**AIM OF THE EXERCISE:** Starting with the first line below, extract each line through the one that contains "d3.scaleLinear().domain([0, yMax]).range([bottom, top]);", inclusive, excluding pictures.

Charts and diagrams as code:
______
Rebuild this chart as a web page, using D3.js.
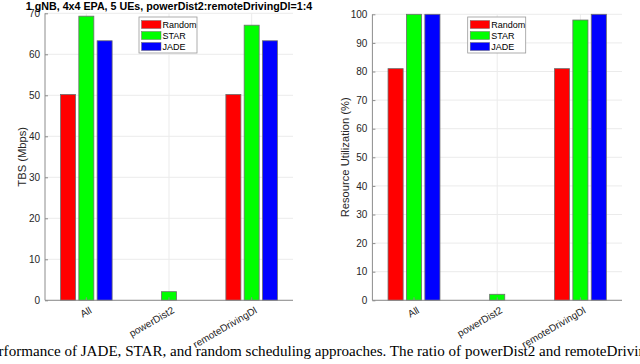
<!DOCTYPE html>
<html lang="en">
  <head>
    <meta charset="UTF-8" />
    <title>TBS and Resource Utilization</title>
    <script src="https://d3js.org/d3.v7.min.js"></script>
    <style>
      body {
        margin: 0;
        background: #fff;
      }
      svg {
        display: block;
        font-family: 'Liberation Sans', Arial, sans-serif;
      }
      .grid line {
        stroke: #ebebeb;
        stroke-width: 1px;
      }
      .axis path,
      .axis line {
        stroke: #8c8c8c;
      }
      .axis text {
        fill: #262626;
        font-size: 10px;
      }
      .bar {
        stroke: #6e6e6e;
        stroke-width: 0.8px;
      }
    </style>
  </head>
  <body>
    <div id="chart"></div>
    <script>
      // values
      const categories = ['All', 'powerDist2', 'remoteDrivingDl'];
      const schemes = ['Random', 'STAR', 'JADE'];
      const colors = ['#ff0000', '#00ff00', '#0000ff'];

      const tbsRandom = [50.2, 0, 50.2];
      const tbsStar = [69.3, 2.1, 67.1];
      const tbsJade = [63.3, 0, 63.3];

      const utilRandom = [81, 0, 81];
      const utilStar = [100, 2.1, 98];
      const utilJade = [100, 0, 100];

      const tbsTicks = [0, 10, 20, 30, 40, 50, 60, 70];
      const utilTicks = [0, 10, 20, 30, 40, 50, 60, 70, 80, 90, 100];

      const width = 640;
      const height = 364;

      const svg = d3
        .select('#chart')
        .append('svg')
        .attr('width', width)
        .attr('height', height);

      function drawPanel(opts) {
        const { left, right, top, bottom, yMax, ticks, series, yLabel, yLabelX, legendX, title } = opts;

        const g = svg.append('g');

        const x = d3.scaleBand().domain(categories).range([left, right]);
        const groupHalf = x.bandwidth() * 0.312;
        const x1 = d3
          .scaleBand()
          .domain(schemes)
          .range([-groupHalf, groupHalf])
          .paddingInner(0.18);
        const y = d3.scaleLinear().domain([0, yMax]).range([bottom, top]);

        // grid
        const grid = g.append('g').attr('class', 'grid');
        grid
          .selectAll('.gy')
          .data(ticks)
          .join('line')
          .attr('x1', left)
          .attr('x2', right)
          .attr('y1', (d) => y(d))
          .attr('y2', (d) => y(d));
        grid
          .selectAll('.gx')
          .data(categories)
          .join('line')
          .attr('x1', (d) => x(d) + x.bandwidth() / 2)
          .attr('x2', (d) => x(d) + x.bandwidth() / 2)
          .attr('y1', top)
          .attr('y2', bottom);

        // bars
        const rows = [];
        schemes.forEach((s, i) => {
          categories.forEach((c, j) => {
            rows.push({ scheme: s, cat: c, value: series[i][j], color: colors[i] });
          });
        });
        g.selectAll('.bar')
          .data(rows)
          .join('rect')
          .attr('class', 'bar')
          .attr('x', (d) => x(d.cat) + x.bandwidth() / 2 + x1(d.scheme))
          .attr('width', x1.bandwidth())
          .attr('y', (d) => y(d.value))
          .attr('height', (d) => bottom - y(d.value))
          .attr('fill', (d) => d.color);

        // axes
        const yAxis = g
          .append('g')
          .attr('class', 'axis')
          .attr('transform', `translate(${left},0)`)
          .call(d3.axisLeft(y).tickValues(ticks).tickSize(-3).tickPadding(5).tickSizeOuter(0));
        yAxis.select('.domain').attr('d', `M0,${top}V${bottom}`);

        const xAxis = g
          .append('g')
          .attr('class', 'axis')
          .attr('transform', `translate(0,${bottom})`)
          .call(d3.axisBottom(x).tickSize(-3).tickSizeOuter(0));
        xAxis.select('.domain').attr('d', `M${left},0H${right}`);
        xAxis
          .selectAll('text')
          .attr('text-anchor', 'end')
          .attr('dy', 0)
          .attr('y', 0)
          .attr('transform', 'translate(6,12) rotate(-30)');

        // y label
        g.append('text')
          .attr('transform', `translate(${yLabelX},${(top + bottom) / 2}) rotate(-90)`)
          .attr('text-anchor', 'middle')
          .attr('font-size', 11.2)
          .attr('fill', '#262626')
          .text(yLabel);

        if (title) {
          g.append('text')
            .attr('x', (left + right) / 2)
            .attr('y', 9.5)
            .attr('text-anchor', 'middle')
            .attr('font-size', 10.7)
            .attr('font-weight', 'bold')
            .attr('fill', '#000')
            .text(title);
        }

        // legend
        const lg = g.append('g').attr('transform', `translate(${legendX},17)`);
        lg.append('rect')
          .attr('width', 58)
          .attr('height', 36)
          .attr('fill', '#fff')
          .attr('stroke', '#9a9a9a')
          .attr('stroke-width', 0.8);
        schemes.forEach((s, i) => {
          const row = lg.append('g').attr('transform', `translate(2.5,${3.5 + i * 11})`);
          row.append('rect')
            .attr('width', 19.5)
            .attr('height', 8)
            .attr('fill', colors[i])
            .attr('stroke', '#6e6e6e')
            .attr('stroke-width', 0.5);
          row.append('text')
            .attr('x', 21)
            .attr('y', 7.5)
            .attr('font-size', 9)
            .attr('fill', '#000')
            .text(s);
        });
      }

      drawPanel({
        left: 45,
        right: 293,
        top: 13.3,
        bottom: 300.3,
        yMax: 70,
        ticks: tbsTicks,
        series: [tbsRandom, tbsStar, tbsJade],
        yLabel: 'TBS (Mbps)',
        yLabelX: 26,
        legendX: 139,
        title: '1 gNB, 4x4 EPA, 5 UEs, powerDist2:remoteDrivingDl=1:4',
      });

      drawPanel({
        left: 372.4,
        right: 622,
        top: 14.3,
        bottom: 300.3,
        yMax: 100,
        ticks: utilTicks,
        series: [utilRandom, utilStar, utilJade],
        yLabel: 'Resource Utilization (%)',
        yLabelX: 349,
        legendX: 467.7,
        title: null,
      });

      // caption of the paper figure, cut at both sides
      svg
        .append('text')
        .attr('x', -16.5)
        .attr('y', 355.5)
        .attr('font-family', "'Liberation Serif', 'Times New Roman', serif")
        .attr('font-size', 15.1)
        .attr('fill', '#000')
        .text(
          'Performance of JADE, STAR, and random scheduling approaches. The ratio of powerDist2 and remoteDrivingDl traffic'
        );
    </script>
  </body>
</html>
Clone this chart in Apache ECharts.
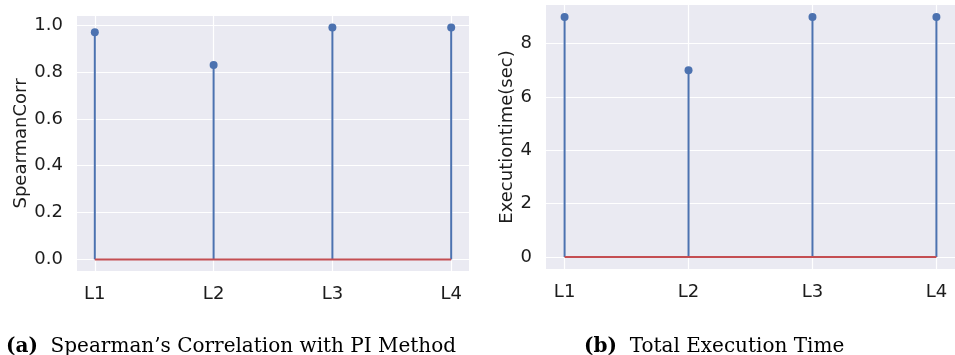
<!DOCTYPE html>
<html>
<head>
<meta charset="utf-8">
<script src="https://cdn.jsdelivr.net/npm/echarts@6/dist/echarts.min.js"></script>
<style>
  html, body { margin: 0; padding: 0; background: #ffffff; }
  #chart { width: 955px; height: 355px; }
</style>
</head>
<body>
<div id="chart"></div>
<script>
// Layer labels shared by both panels
const layers = ['L1', 'L2', 'L3', 'L4'];
// (a) Spearman correlation per layer
const spearmanCorr = [0.97, 0.83, 0.99, 0.99];
const corrTicks = [0, 0.2, 0.4, 0.6, 0.8, 1.0];
// (b) Execution time per layer, seconds
const execTime = [9, 7, 9, 9];
const timeTicks = [0, 2, 4, 6, 8];

const BLUE = '#4C72B0';
const RED = '#C44E52';
const BG = '#EAEAF2';
const TEXT = '#1c1c1c';
const FONT = 'DejaVu Sans';
const SERIF = 'DejaVu Serif';

const idx = layers.map((_, i) => i);

// pad an extent by 5% on each side
function padded(lo, hi) {
  const m = (hi - lo) * 0.05;
  return [lo - m, hi + m];
}

function xAxisFor(gridIndex) {
  const [lo, hi] = padded(0, layers.length - 1);
  return {
    type: 'value', gridIndex, min: lo, max: hi,
    axisLine: { show: false },
    axisTick: { show: false, customValues: idx },
    axisLabel: {
      customValues: idx, margin: 14, color: TEXT, fontFamily: FONT, fontSize: 18,
      formatter: v => layers[Math.round(v)]
    },
    splitLine: { show: true, lineStyle: { color: '#ffffff', width: 1.2 } }
  };
}

function yAxisFor(gridIndex, vals, ticks, name, gap, fmt) {
  const [lo, hi] = padded(0, Math.max(...vals));
  return {
    type: 'value', gridIndex, min: lo, max: hi,
    name, nameLocation: 'middle', nameGap: gap, nameRotate: 90,
    nameTextStyle: { color: TEXT, fontFamily: FONT, fontSize: 18 },
    axisLine: { show: false },
    axisTick: { show: false, customValues: ticks },
    axisLabel: { customValues: ticks, margin: 14, color: TEXT, fontFamily: FONT, fontSize: 18, formatter: fmt },
    splitLine: { show: true, lineStyle: { color: '#ffffff', width: 1.2 } }
  };
}

function stemSeries(axisIndex, vals) {
  const pts = vals.map((v, i) => [i, v]);
  return [
    {
      type: 'custom', xAxisIndex: axisIndex, yAxisIndex: axisIndex,
      data: pts, z: 2,
      renderItem: (params, api) => {
        const top = api.coord([api.value(0), api.value(1)]);
        const base = api.coord([api.value(0), 0]);
        return {
          type: 'line',
          shape: { x1: top[0], y1: top[1], x2: base[0], y2: base[1] },
          style: { stroke: BLUE, lineWidth: 2 }
        };
      }
    },
    {
      type: 'line', xAxisIndex: axisIndex, yAxisIndex: axisIndex,
      data: [[0, 0], [layers.length - 1, 0]], symbol: 'none', z: 3,
      lineStyle: { color: RED, width: 2 }
    },
    {
      type: 'scatter', xAxisIndex: axisIndex, yAxisIndex: axisIndex,
      data: pts, symbol: 'circle', symbolSize: 8, z: 4,
      itemStyle: { color: BLUE, opacity: 1 }
    }
  ];
}

function caption(left, tag, text) {
  return {
    left, top: 332,
    text: '{b|(' + tag + ')}  ' + text,
    textStyle: {
      fontFamily: SERIF, fontSize: 20, fontWeight: 'normal', color: '#000',
      rich: { b: { fontFamily: SERIF, fontSize: 20, fontWeight: 'bold', color: '#000' } }
    }
  };
}

const chart = echarts.init(document.getElementById('chart'), null, { renderer: 'canvas' });
chart.setOption({
  animation: false,
  backgroundColor: '#ffffff',
  grid: [
    { left: 77, top: 16, width: 392, height: 255, show: true, backgroundColor: BG, borderWidth: 0 },
    { left: 546, top: 5, width: 409, height: 264, show: true, backgroundColor: BG, borderWidth: 0 }
  ],
  xAxis: [xAxisFor(0), xAxisFor(1)],
  yAxis: [
    yAxisFor(0, spearmanCorr, corrTicks, 'SpearmanCorr', 47, v => v.toFixed(1)),
    yAxisFor(1, execTime, timeTicks, 'Executiontime(sec)', 28, v => String(v))
  ],
  title: [
    caption(1, 'a', 'Spearman\u2019s Correlation with PI Method'),
    caption(579, 'b', 'Total Execution Time')
  ],
  series: [...stemSeries(0, spearmanCorr), ...stemSeries(1, execTime)]
});
</script>
</body>
</html>
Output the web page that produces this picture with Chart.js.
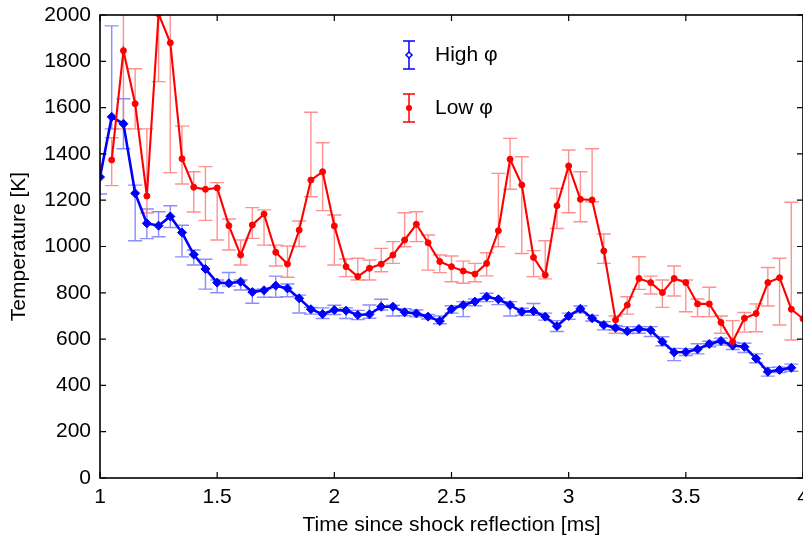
<!DOCTYPE html>
<html>
<head>
<meta charset="utf-8">
<script src="https://cdn.jsdelivr.net/npm/chart.js@4.4.1/dist/chart.umd.min.js"></script>
<style>
    html, body { margin: 0; padding: 0; background: #fff; overflow: hidden; }
    #wrap { position: relative; width: 823px; height: 543px; }
</style>
</head>
<body>
<div id="wrap"><canvas id="tempChart"></canvas></div>
<script>
// time since shock reflection [ms]
const times = [1.00,1.05,1.10,1.15,1.20,1.25,1.30,1.35,1.40,1.45,
               1.50,1.55,1.60,1.65,1.70,1.75,1.80,1.85,1.90,1.95,
               2.00,2.05,2.10,2.15,2.20,2.25,2.30,2.35,2.40,2.45,
               2.50,2.55,2.60,2.65,2.70,2.75,2.80,2.85,2.90,2.95,
               3.00,3.05,3.10,3.15,3.20,3.25,3.30,3.35,3.40,3.45,
               3.50,3.55,3.60,3.65,3.70,3.75,3.80,3.85,3.90,3.95,
               4.00];

// High phi temperature [K] and error bar extents
const highPhi = [1300,1560,1530,1230,1100,1090,1130,1060,965,903,
                 844,841,848,803,811,831,819,776,729,708,
                 726,723,704,707,740,740,716,711,697,678,
                 729,747,762,783,772,747,718,721,697,656,
                 700,731,690,661,649,634,644,638,589,543,
                 544,556,579,592,572,567,516,459,467,476,
                 null];
const highPlus = [100,393,108,35,62,60,46,32,20,42,
                  11,47,7,12,5,41,19,14,8,27,
                  20,12,20,40,32,6,15,15,10,22,
                  15,15,11,15,5,15,15,33,15,24,
                  12,12,12,14,10,20,10,16,21,17,
                  15,24,12,12,13,15,20,19,12,16,
                  null];
const highMinus = [73,52,108,205,66,48,48,105,45,87,
                   44,12,36,48,30,50,36,63,21,19,
                   20,34,20,17,14,40,15,15,10,12,
                   17,50,18,21,23,47,15,18,15,23,
                   14,17,12,21,10,10,19,27,18,36,
                   15,20,12,18,17,25,18,19,12,15,
                   null];

// Low phi temperature [K] and error bar extents
const lowPhi = [null,1374,1846,1617,1218,2005,1880,1379,1256,1247,
                1253,1090,963,1093,1140,975,924,1071,1287,1323,
                1089,913,870,906,924,963,1028,1096,1016,935,
                913,894,881,927,1068,1377,1266,953,877,1176,
                1348,1204,1201,981,683,747,862,844,801,862,
                844,752,752,672,589,690,711,844,865,729,
                688];
const lowPlus = [null,96,340,151,290,300,560,141,67,98,
                 23,29,65,75,18,31,78,39,293,125,
                 47,33,79,36,68,58,118,54,34,28,
                 46,43,46,46,248,90,122,29,148,75,
                 69,119,221,73,17,36,94,28,54,54,
                 11,21,72,28,91,25,41,65,84,462,
                 0];
const lowMinus = [null,111,338,109,73,293,561,109,107,134,
                  225,105,43,58,134,59,57,71,72,168,
                  169,43,15,51,33,36,29,75,118,48,
                  65,53,33,54,69,130,296,83,17,98,
                  202,97,8,54,58,39,47,49,64,76,
                  126,55,55,47,18,60,79,101,204,133,
                  0];

const xTicks = [1, 1.5, 2, 2.5, 3, 3.5, 4];
const yTicks = [0, 200, 400, 600, 800, 1000, 1200, 1400, 1600, 1800, 2000];

const FONT = 'Liberation Sans, Arial, Helvetica, sans-serif';

const toPoints = (ys) => times.map((t, i) => ({ x: t, y: ys[i] }));

const errorBars = {
    id: 'errorBars',
    beforeDatasetsDraw(chart) {
        const { ctx, chartArea: a, scales: { x, y } } = chart;
        ctx.save();
        ctx.beginPath();
        ctx.rect(a.left, a.top, a.right - a.left, a.bottom - a.top);
        ctx.clip();
        chart.data.datasets.forEach(ds => {
            ctx.strokeStyle = ds.errColor;
            ctx.lineWidth = 1.4;
            ds.data.forEach((p, i) => {
                if (p.y == null || !ds.errPlus[i] && !ds.errMinus[i]) return;
                const px = x.getPixelForValue(p.x);
                const top = y.getPixelForValue(p.y + ds.errPlus[i]);
                const bot = y.getPixelForValue(p.y - ds.errMinus[i]);
                ctx.beginPath();
                ctx.moveTo(px, top); ctx.lineTo(px, bot);
                ctx.moveTo(px - 7, top); ctx.lineTo(px + 7, top);
                ctx.moveTo(px - 7, bot); ctx.lineTo(px + 7, bot);
                ctx.stroke();
            });
        });
        ctx.restore();
    }
};

// box with inward ticks on all four sides
const frame = {
    id: 'frame',
    afterDraw(chart) {
        const { ctx, chartArea: a, scales: { x, y } } = chart;
        ctx.save();
        ctx.strokeStyle = '#000';
        ctx.lineWidth = 1.6;
        ctx.strokeRect(a.left, a.top, a.right - a.left, a.bottom - a.top);
        ctx.lineWidth = 1.2;
        ctx.beginPath();
        xTicks.forEach(v => {
            const px = x.getPixelForValue(v);
            ctx.moveTo(px, a.bottom); ctx.lineTo(px, a.bottom - 6);
            ctx.moveTo(px, a.top); ctx.lineTo(px, a.top + 6);
        });
        yTicks.forEach(v => {
            const py = y.getPixelForValue(v);
            ctx.moveTo(a.left, py); ctx.lineTo(a.left + 6, py);
            ctx.moveTo(a.right, py); ctx.lineTo(a.right - 6, py);
        });
        ctx.stroke();
        ctx.restore();
    }
};

const legendBox = {
    id: 'legendBox',
    afterDraw(chart) {
        const { ctx } = chart;
        const items = [
            { label: 'High φ', y: 55, color: '#0000ff', marker: 'diamond' },
            { label: 'Low φ', y: 108, color: '#ff0000', marker: 'dot' }
        ];
        ctx.save();
        items.forEach(it => {
            const cx = 409;
            ctx.strokeStyle = it.color;
            ctx.fillStyle = it.color;
            ctx.lineWidth = 1.5;
            ctx.beginPath();
            ctx.moveTo(cx, it.y - 14); ctx.lineTo(cx, it.y + 14);
            ctx.moveTo(cx - 6, it.y - 14); ctx.lineTo(cx + 6, it.y - 14);
            ctx.moveTo(cx - 6, it.y + 14); ctx.lineTo(cx + 6, it.y + 14);
            ctx.stroke();
            ctx.beginPath();
            if (it.marker === 'diamond') {
                ctx.moveTo(cx, it.y - 3); ctx.lineTo(cx + 3, it.y);
                ctx.lineTo(cx, it.y + 3); ctx.lineTo(cx - 3, it.y);
                ctx.closePath();
                ctx.fillStyle = '#fff';
                ctx.fill();
                ctx.stroke();
            } else {
                ctx.arc(cx, it.y, 3, 0, Math.PI * 2);
                ctx.fill();
            }
            ctx.fillStyle = '#000';
            ctx.font = '21px ' + FONT;
            ctx.textBaseline = 'middle';
            ctx.textAlign = 'left';
            ctx.fillText(it.label, 435, it.y);
        });
        ctx.restore();
    }
};

new Chart(document.getElementById('tempChart'), {
    type: 'line',
    data: {
        datasets: [
            {
                label: 'High φ',
                data: toPoints(highPhi),
                errPlus: highPlus, errMinus: highMinus,
                errColor: 'rgba(120,120,255,0.85)',
                borderColor: '#0000ff', backgroundColor: '#0000ff',
                borderWidth: 2.6, tension: 0,
                pointStyle: 'rectRot', pointRadius: 4.5, pointBorderWidth: 1,
                order: 1
            },
            {
                label: 'Low φ',
                data: toPoints(lowPhi),
                errPlus: lowPlus, errMinus: lowMinus,
                errColor: 'rgba(255,125,125,0.85)',
                borderColor: '#ff0000', backgroundColor: '#ff0000',
                borderWidth: 2.1, tension: 0,
                pointStyle: 'circle', pointRadius: 3, pointBorderWidth: 1,
                order: 0
            }
        ]
    },
    options: {
        responsive: true, maintainAspectRatio: false, animation: false,
        layout: { padding: { top: 15, right: 20, left: 0, bottom: 0 } },
        plugins: { legend: { display: false }, tooltip: { enabled: false } },
        scales: {
            x: {
                type: 'linear', min: 1, max: 4,
                grid: { display: false, drawTicks: false },
                border: { display: false },
                afterBuildTicks: s => { s.ticks = xTicks.map(v => ({ value: v })); },
                afterFit: s => { s.height = 65; s.paddingLeft = 0; s.paddingRight = 0; },
                ticks: { color: '#000', font: { family: FONT, size: 21 }, padding: 7, maxRotation: 0, autoSkip: false, callback: v => String(v) },
                title: { display: true, text: 'Time since shock reflection [ms]', color: '#000', font: { family: FONT, size: 21 }, padding: { top: 0, bottom: 5 } }
            },
            y: {
                min: 0, max: 2000,
                grid: { display: false, drawTicks: false },
                border: { display: false },
                afterBuildTicks: s => { s.ticks = yTicks.map(v => ({ value: v })); },
                afterFit: s => { s.width = 100; s.paddingTop = 0; s.paddingBottom = 0; },
                ticks: { color: '#000', font: { family: FONT, size: 21 }, padding: 9, autoSkip: false, callback: v => String(v) },
                title: { display: true, text: 'Temperature [K]', color: '#000', font: { family: FONT, size: 21 }, padding: { top: 7, bottom: 0 } }
            }
        }
    },
    plugins: [errorBars, frame, legendBox]
});
</script>
</body>
</html>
______
**OUTPUT FOR THIS TASK:**
Rebuild this chart as a web page, using D3.js.
<!DOCTYPE html>
<html lang="en">
  <head>
    <meta charset="UTF-8" />
    <title>TBS and Resource Utilization</title>
    <script src="https://d3js.org/d3.v7.min.js"></script>
    <style>
      body {
        margin: 0;
        background: #fff;
      }
      svg {
        display: block;
        font-family: 'Liberation Sans', Arial, sans-serif;
      }
      .grid line {
        stroke: #ebebeb;
        stroke-width: 1px;
      }
      .axis path,
      .axis line {
        stroke: #8c8c8c;
      }
      .axis text {
        fill: #262626;
        font-size: 10px;
      }
      .bar {
        stroke: #6e6e6e;
        stroke-width: 0.8px;
      }
    </style>
  </head>
  <body>
    <div id="chart"></div>
    <script>
      // values
      const categories = ['All', 'powerDist2', 'remoteDrivingDl'];
      const schemes = ['Random', 'STAR', 'JADE'];
      const colors = ['#ff0000', '#00ff00', '#0000ff'];

      const tbsRandom = [50.2, 0, 50.2];
      const tbsStar = [69.3, 2.1, 67.1];
      const tbsJade = [63.3, 0, 63.3];

      const utilRandom = [81, 0, 81];
      const utilStar = [100, 2.1, 98];
      const utilJade = [100, 0, 100];

      const tbsTicks = [0, 10, 20, 30, 40, 50, 60, 70];
      const utilTicks = [0, 10, 20, 30, 40, 50, 60, 70, 80, 90, 100];

      const width = 640;
      const height = 364;

      const svg = d3
        .select('#chart')
        .append('svg')
        .attr('width', width)
        .attr('height', height);

      function drawPanel(opts) {
        const { left, right, top, bottom, yMax, ticks, series, yLabel, yLabelX, legendX, title } = opts;

        const g = svg.append('g');

        const x = d3.scaleBand().domain(categories).range([left, right]);
        const groupHalf = x.bandwidth() * 0.312;
        const x1 = d3
          .scaleBand()
          .domain(schemes)
          .range([-groupHalf, groupHalf])
          .paddingInner(0.18);
        const y = d3.scaleLinear().domain([0, yMax]).range([bottom, top]);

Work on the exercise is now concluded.